**AIM:** Reproduce all the entries exactly and keep the pictures out.

Dataset records
***

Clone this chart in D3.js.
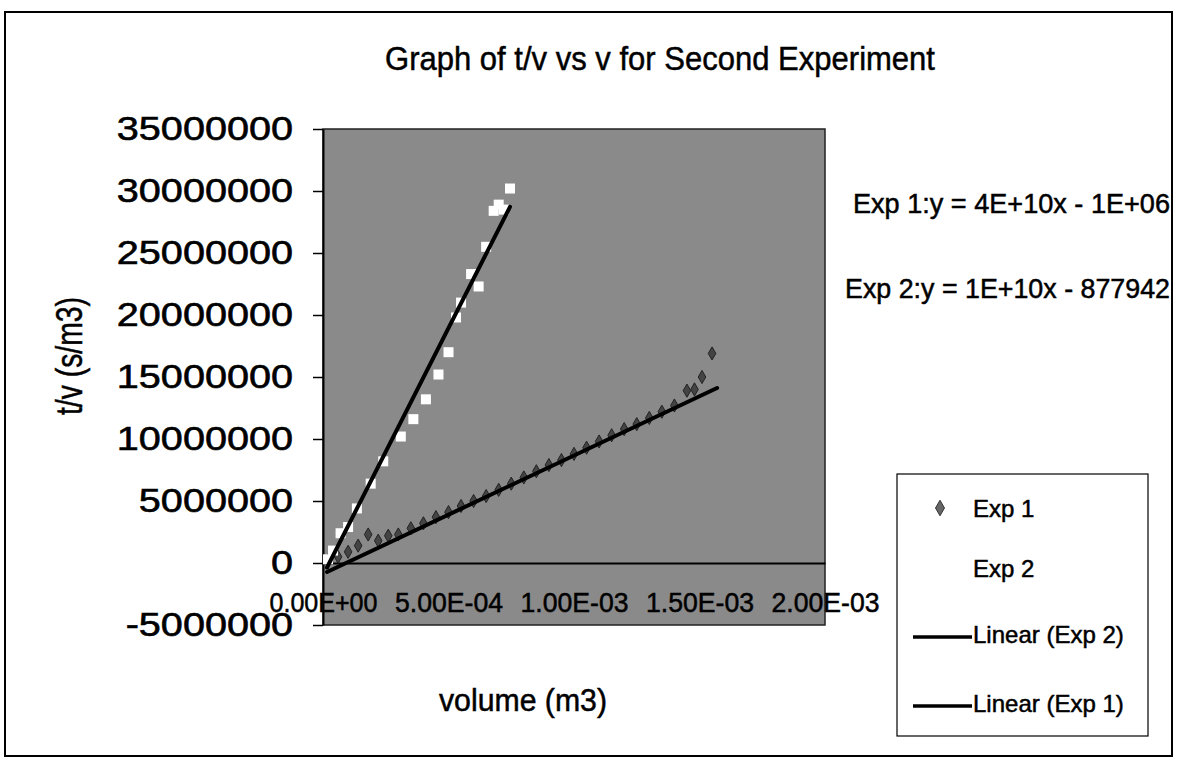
<!DOCTYPE html>
<html><head><meta charset="utf-8">
<script src="https://cdn.jsdelivr.net/npm/d3@7/dist/d3.min.js"></script>
<style>body{margin:0;background:#fff}svg{display:block}</style>
</head><body>
<svg id="chart" width="1177" height="760"></svg>
<script>
// ---- data ----
const titleText = "Graph of t/v vs v for Second Experiment";
const xTitle = "volume (m3)";
const yTitle = "t/v (s/m3)";
const xTickValues = [0, 0.0005, 0.001, 0.0015, 0.002];
const xTickLabels = ["0.00E+00", "5.00E-04", "1.00E-03", "1.50E-03", "2.00E-03"];
const yTickValues = [-5000000, 0, 5000000, 10000000, 15000000, 20000000, 25000000, 30000000, 35000000];

// Exp 1 (dark diamonds, shallow)
const exp1X = [0.00002,0.00006,0.0001,0.00014,0.00018,0.00022,0.00026,0.0003,0.00035,0.0004,0.00045,0.0005,0.00055,0.0006,0.00065,0.0007,0.00075,0.0008,0.00085,0.0009,0.00095,0.001,0.00105,0.0011,0.00115,0.0012,0.00125,0.0013,0.00135,0.0014,0.00145,0.00148,0.00151,0.00155];
const exp1Y = [200000,500000,900000,1400000,2300000,1800000,2200000,2300000,2800000,3200000,3700000,4100000,4600000,5000000,5400000,5900000,6400000,6900000,7400000,7900000,8300000,8800000,9300000,9800000,10300000,10800000,11200000,11700000,12200000,12700000,13900000,14000000,15000000,16900000];
// Exp 2 (white squares, steep)
const exp2X = [0.00002,0.00004,0.00007,0.0001,0.000135,0.00019,0.00024,0.00031,0.00036,0.00041,0.00046,0.0005,0.00053,0.00055,0.00059,0.00062,0.00065,0.00068,0.0007,0.00072,0.000745];
const exp2Y = [300000,1000000,2400000,2900000,4400000,6400000,8200000,10200000,11600000,13200000,15200000,17000000,19800000,21000000,23300000,22300000,25500000,28400000,28900000,28500000,30200000];

// trendlines (as shown in the chart)
const trendNames = ["Linear (Exp 2)", "Linear (Exp 1)"];
const trendSlopes = [3.99e10, 9.55e9];
const trendIntercepts = [-1000000, -877942];
const trendXmin = [0.000016, 0.000016];
const trendXmax = [0.000745, 0.00157];

const equationTexts = ["Exp 1:y = 4E+10x - 1E+06", "Exp 2:y = 1E+10x - 877942"];
const legendLabels = ["Exp 1", "Exp 2", "Linear (Exp 2)", "Linear (Exp 1)"];

// ---- drawing ----
const svg = d3.select("#chart");
const FONT = "'Liberation Sans', Arial, sans-serif";
const x = d3.scaleLinear().domain([0, 0.002]).range([323, 825]);
const y = d3.scaleLinear().domain([-5000000, 35000000]).range([625, 129]);

// outer frame
svg.append("rect").attr("x", 5).attr("y", 12).attr("width", 1167).attr("height", 744)
  .attr("fill", "#fff").attr("stroke", "#000").attr("stroke-width", 2);

function txt(g, str, px, py, size, anchor, len) {
  const t = g.append("text").attr("x", px).attr("y", py)
    .attr("font-family", FONT).attr("font-size", size)
    .attr("text-anchor", anchor).attr("fill", "#000")
    .attr("stroke", "#000").attr("stroke-width", 0.5).text(str);
  if (len) t.attr("textLength", len).attr("lengthAdjust", "spacingAndGlyphs");
  return t;
}

// title
txt(svg, titleText, 660, 70, 34, "middle", 550);

// plot area
svg.append("rect").attr("x", x(0)).attr("y", y(35000000))
  .attr("width", x(0.002) - x(0)).attr("height", y(-5000000) - y(35000000))
  .attr("fill", "#8a8a8a").attr("stroke", "#222").attr("stroke-width", 1.5);

// y axis
const yAxis = svg.append("g").attr("transform", `translate(${x(0)},0)`)
  .call(d3.axisLeft(y).tickValues(yTickValues).tickSize(10).tickPadding(20)
    .tickFormat(d => String(d)).tickSizeOuter(0));
yAxis.select(".domain").attr("stroke", "#000").attr("stroke-width", 2);
yAxis.selectAll(".tick line").attr("stroke", "#000").attr("stroke-width", 1.5);
yAxis.selectAll(".tick text").attr("font-family", FONT).attr("font-size", 33).attr("fill", "#000")
  .attr("stroke", "#000").attr("stroke-width", 0.6)
  .each(function () {
    const n = this.getComputedTextLength();
    d3.select(this).attr("textLength", n * 1.2).attr("lengthAdjust", "spacingAndGlyphs");
  });

// x axis at y = 0
const xAxis = svg.append("g").attr("transform", `translate(0,${y(0)})`)
  .call(d3.axisBottom(x).tickValues(xTickValues).tickSize(0).tickPadding(30)
    .tickFormat((d, i) => xTickLabels[i]).tickSizeOuter(0));
xAxis.select(".domain").attr("stroke", "#000").attr("stroke-width", 2);
xAxis.selectAll(".tick text").attr("font-family", FONT).attr("font-size", 27).attr("fill", "#000")
  .attr("stroke", "#000").attr("stroke-width", 0.5)
  .attr("textLength", 108).attr("lengthAdjust", "spacingAndGlyphs");

// axis titles
txt(svg, xTitle, 523, 711, 31, "middle", 168);
svg.append("text").attr("transform", "translate(82,356) rotate(-90)")
  .attr("font-family", FONT).attr("font-size", 36).attr("text-anchor", "middle")
  .attr("fill", "#000").attr("stroke", "#000").attr("stroke-width", 0.5)
  .attr("textLength", 118).attr("lengthAdjust", "spacingAndGlyphs").text(yTitle);

// markers
const diamond = d3.symbol().type(d3.symbolDiamond).size(50);
svg.append("g").selectAll("path").data(exp1X.map((v, i) => [v, exp1Y[i]])).join("path")
  .attr("d", diamond).attr("transform", d => `translate(${x(d[0])},${y(d[1])})`)
  .attr("fill", "#444").attr("stroke", "#222").attr("stroke-width", 1);
svg.append("g").selectAll("rect").data(exp2X.map((v, i) => [v, exp2Y[i]])).join("rect")
  .attr("x", d => x(d[0]) - 5).attr("y", d => y(d[1]) - 5).attr("width", 10).attr("height", 10)
  .attr("fill", "#fff");

// trendlines
trendSlopes.forEach((m, i) => {
  const x0 = trendXmin[i], x1 = trendXmax[i];
  svg.append("line")
    .attr("x1", x(x0)).attr("y1", y(m * x0 + trendIntercepts[i]))
    .attr("x2", x(x1)).attr("y2", y(m * x1 + trendIntercepts[i]))
    .attr("stroke", "#000").attr("stroke-width", 4).attr("stroke-linecap", "round");
});

// equations
txt(svg, equationTexts[0], 853, 213, 27, "start", 317);
txt(svg, equationTexts[1], 845, 298, 27, "start", 325);

// legend
const lg = svg.append("g");
lg.append("rect").attr("x", 897).attr("y", 474).attr("width", 251).attr("height", 262)
  .attr("fill", "#fff").attr("stroke", "#000").attr("stroke-width", 1.2);
const rowY = [508, 568, 634, 703];
lg.append("path").attr("d", d3.symbol().type(d3.symbolDiamond).size(70))
  .attr("transform", `translate(940,${rowY[0]})`).attr("fill", "#666").attr("stroke", "#333");
lg.append("rect").attr("x", 935).attr("y", rowY[1] - 5).attr("width", 10).attr("height", 10).attr("fill", "#fff");
[2, 3].forEach(i => lg.append("line").attr("x1", 913).attr("x2", 972)
  .attr("y1", rowY[i] + 3).attr("y2", rowY[i] + 3).attr("stroke", "#000").attr("stroke-width", 3.5));
legendLabels.forEach((s, i) => txt(lg, s, 973, rowY[i] + 9, 24, "start"));
</script>
</body></html>
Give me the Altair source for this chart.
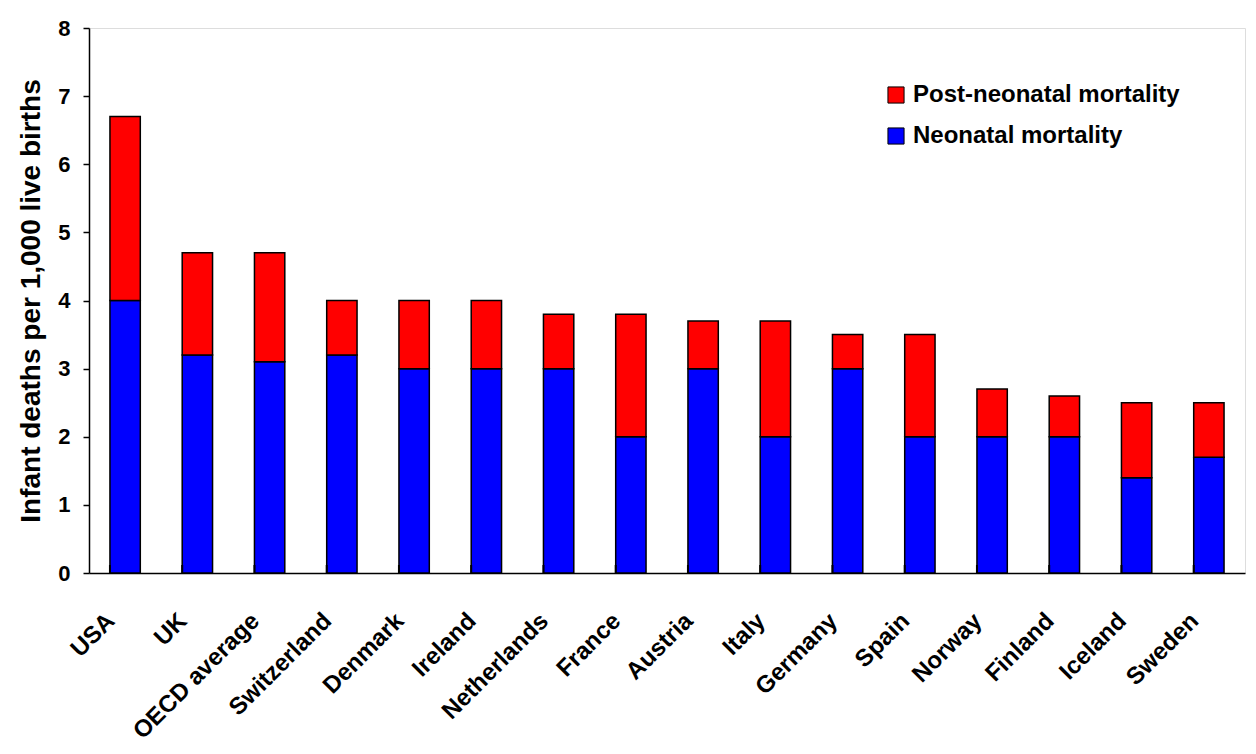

***

**RESPONSE TO THE TASK:**
Clone this chart in D3.js.
<!DOCTYPE html>
<html><head><meta charset="utf-8">
<script src="https://cdn.jsdelivr.net/npm/d3@7/dist/d3.min.js"></script>
<style>body{margin:0;background:#fff}svg{display:block}</style>
</head><body>
<svg id="chart" width="1177" height="760"></svg>
<script>
// ---- data ----
const titleText = "Graph of t/v vs v for Second Experiment";
const xTitle = "volume (m3)";
const yTitle = "t/v (s/m3)";
const xTickValues = [0, 0.0005, 0.001, 0.0015, 0.002];
const xTickLabels = ["0.00E+00", "5.00E-04", "1.00E-03", "1.50E-03", "2.00E-03"];
const yTickValues = [-5000000, 0, 5000000, 10000000, 15000000, 20000000, 25000000, 30000000, 35000000];

// Exp 1 (dark diamonds, shallow)
const exp1X = [0.00002,0.00006,0.0001,0.00014,0.00018,0.00022,0.00026,0.0003,0.00035,0.0004,0.00045,0.0005,0.00055,0.0006,0.00065,0.0007,0.00075,0.0008,0.00085,0.0009,0.00095,0.001,0.00105,0.0011,0.00115,0.0012,0.00125,0.0013,0.00135,0.0014,0.00145,0.00148,0.00151,0.00155];
const exp1Y = [200000,500000,900000,1400000,2300000,1800000,2200000,2300000,2800000,3200000,3700000,4100000,4600000,5000000,5400000,5900000,6400000,6900000,7400000,7900000,8300000,8800000,9300000,9800000,10300000,10800000,11200000,11700000,12200000,12700000,13900000,14000000,15000000,16900000];
// Exp 2 (white squares, steep)
const exp2X = [0.00002,0.00004,0.00007,0.0001,0.000135,0.00019,0.00024,0.00031,0.00036,0.00041,0.00046,0.0005,0.00053,0.00055,0.00059,0.00062,0.00065,0.00068,0.0007,0.00072,0.000745];
const exp2Y = [300000,1000000,2400000,2900000,4400000,6400000,8200000,10200000,11600000,13200000,15200000,17000000,19800000,21000000,23300000,22300000,25500000,28400000,28900000,28500000,30200000];

// trendlines (as shown in the chart)
const trendNames = ["Linear (Exp 2)", "Linear (Exp 1)"];
const trendSlopes = [3.99e10, 9.55e9];
const trendIntercepts = [-1000000, -877942];
const trendXmin = [0.000016, 0.000016];
const trendXmax = [0.000745, 0.00157];

const equationTexts = ["Exp 1:y = 4E+10x - 1E+06", "Exp 2:y = 1E+10x - 877942"];
const legendLabels = ["Exp 1", "Exp 2", "Linear (Exp 2)", "Linear (Exp 1)"];

// ---- drawing ----
const svg = d3.select("#chart");
const FONT = "'Liberation Sans', Arial, sans-serif";
const x = d3.scaleLinear().domain([0, 0.002]).range([323, 825]);
const y = d3.scaleLinear().domain([-5000000, 35000000]).range([625, 129]);

// outer frame
svg.append("rect").attr("x", 5).attr("y", 12).attr("width", 1167).attr("height", 744)
  .attr("fill", "#fff").attr("stroke", "#000").attr("stroke-width", 2);

function txt(g, str, px, py, size, anchor, len) {
  const t = g.append("text").attr("x", px).attr("y", py)
    .attr("font-family", FONT).attr("font-size", size)
    .attr("text-anchor", anchor).attr("fill", "#000")
    .attr("stroke", "#000").attr("stroke-width", 0.5).text(str);
  if (len) t.attr("textLength", len).attr("lengthAdjust", "spacingAndGlyphs");
  return t;
}

// title
txt(svg, titleText, 660, 70, 34, "middle", 550);

// plot area
svg.append("rect").attr("x", x(0)).attr("y", y(35000000))
  .attr("width", x(0.002) - x(0)).attr("height", y(-5000000) - y(35000000))
  .attr("fill", "#8a8a8a").attr("stroke", "#222").attr("stroke-width", 1.5);

// y axis
const yAxis = svg.append("g").attr("transform", `translate(${x(0)},0)`)
  .call(d3.axisLeft(y).tickValues(yTickValues).tickSize(10).tickPadding(20)
    .tickFormat(d => String(d)).tickSizeOuter(0));
yAxis.select(".domain").attr("stroke", "#000").attr("stroke-width", 2);
yAxis.selectAll(".tick line").attr("stroke", "#000").attr("stroke-width", 1.5);
yAxis.selectAll(".tick text").attr("font-family", FONT).attr("font-size", 33).attr("fill", "#000")
  .attr("stroke", "#000").attr("stroke-width", 0.6)
  .each(function () {
    const n = this.getComputedTextLength();
    d3.select(this).attr("textLength", n * 1.2).attr("lengthAdjust", "spacingAndGlyphs");
  });

// x axis at y = 0
const xAxis = svg.append("g").attr("transform", `translate(0,${y(0)})`)
  .call(d3.axisBottom(x).tickValues(xTickValues).tickSize(0).tickPadding(30)
    .tickFormat((d, i) => xTickLabels[i]).tickSizeOuter(0));
xAxis.select(".domain").attr("stroke", "#000").attr("stroke-width", 2);
xAxis.selectAll(".tick text").attr("font-family", FONT).attr("font-size", 27).attr("fill", "#000")
  .attr("stroke", "#000").attr("stroke-width", 0.5)
  .attr("textLength", 108).attr("lengthAdjust", "spacingAndGlyphs");

// axis titles
txt(svg, xTitle, 523, 711, 31, "middle", 168);
svg.append("text").attr("transform", "translate(82,356) rotate(-90)")
  .attr("font-family", FONT).attr("font-size", 36).attr("text-anchor", "middle")
  .attr("fill", "#000").attr("stroke", "#000").attr("stroke-width", 0.5)
  .attr("textLength", 118).attr("lengthAdjust", "spacingAndGlyphs").text(yTitle);

// markers
const diamond = d3.symbol().type(d3.symbolDiamond).size(50);
svg.append("g").selectAll("path").data(exp1X.map((v, i) => [v, exp1Y[i]])).join("path")
  .attr("d", diamond).attr("transform", d => `translate(${x(d[0])},${y(d[1])})`)
  .attr("fill", "#444").attr("stroke", "#222").attr("stroke-width", 1);
svg.append("g").selectAll("rect").data(exp2X.map((v, i) => [v, exp2Y[i]])).join("rect")
  .attr("x", d => x(d[0]) - 5).attr("y", d => y(d[1]) - 5).attr("width", 10).attr("height", 10)
  .attr("fill", "#fff");

// trendlines
trendSlopes.forEach((m, i) => {
  const x0 = trendXmin[i], x1 = trendXmax[i];
  svg.append("line")
    .attr("x1", x(x0)).attr("y1", y(m * x0 + trendIntercepts[i]))
    .attr("x2", x(x1)).attr("y2", y(m * x1 + trendIntercepts[i]))
    .attr("stroke", "#000").attr("stroke-width", 4).attr("stroke-linecap", "round");
});

// equations
txt(svg, equationTexts[0], 853, 213, 27, "start", 317);
txt(svg, equationTexts[1], 845, 298, 27, "start", 325);

// legend
const lg = svg.append("g");
lg.append("rect").attr("x", 897).attr("y", 474).attr("width", 251).attr("height", 262)
  .attr("fill", "#fff").attr("stroke", "#000").attr("stroke-width", 1.2);
const rowY = [508, 568, 634, 703];
lg.append("path").attr("d", d3.symbol().type(d3.symbolDiamond).size(70))
  .attr("transform", `translate(940,${rowY[0]})`).attr("fill", "#666").attr("stroke", "#333");
lg.append("rect").attr("x", 935).attr("y", rowY[1] - 5).attr("width", 10).attr("height", 10).attr("fill", "#fff");
[2, 3].forEach(i => lg.append("line").attr("x1", 913).attr("x2", 972)
  .attr("y1", rowY[i] + 3).attr("y2", rowY[i] + 3).attr("stroke", "#000").attr("stroke-width", 3.5));
legendLabels.forEach((s, i) => txt(lg, s, 973, rowY[i] + 9, 24, "start"));
</script>
</body></html>
Give me the Altair source for this chart.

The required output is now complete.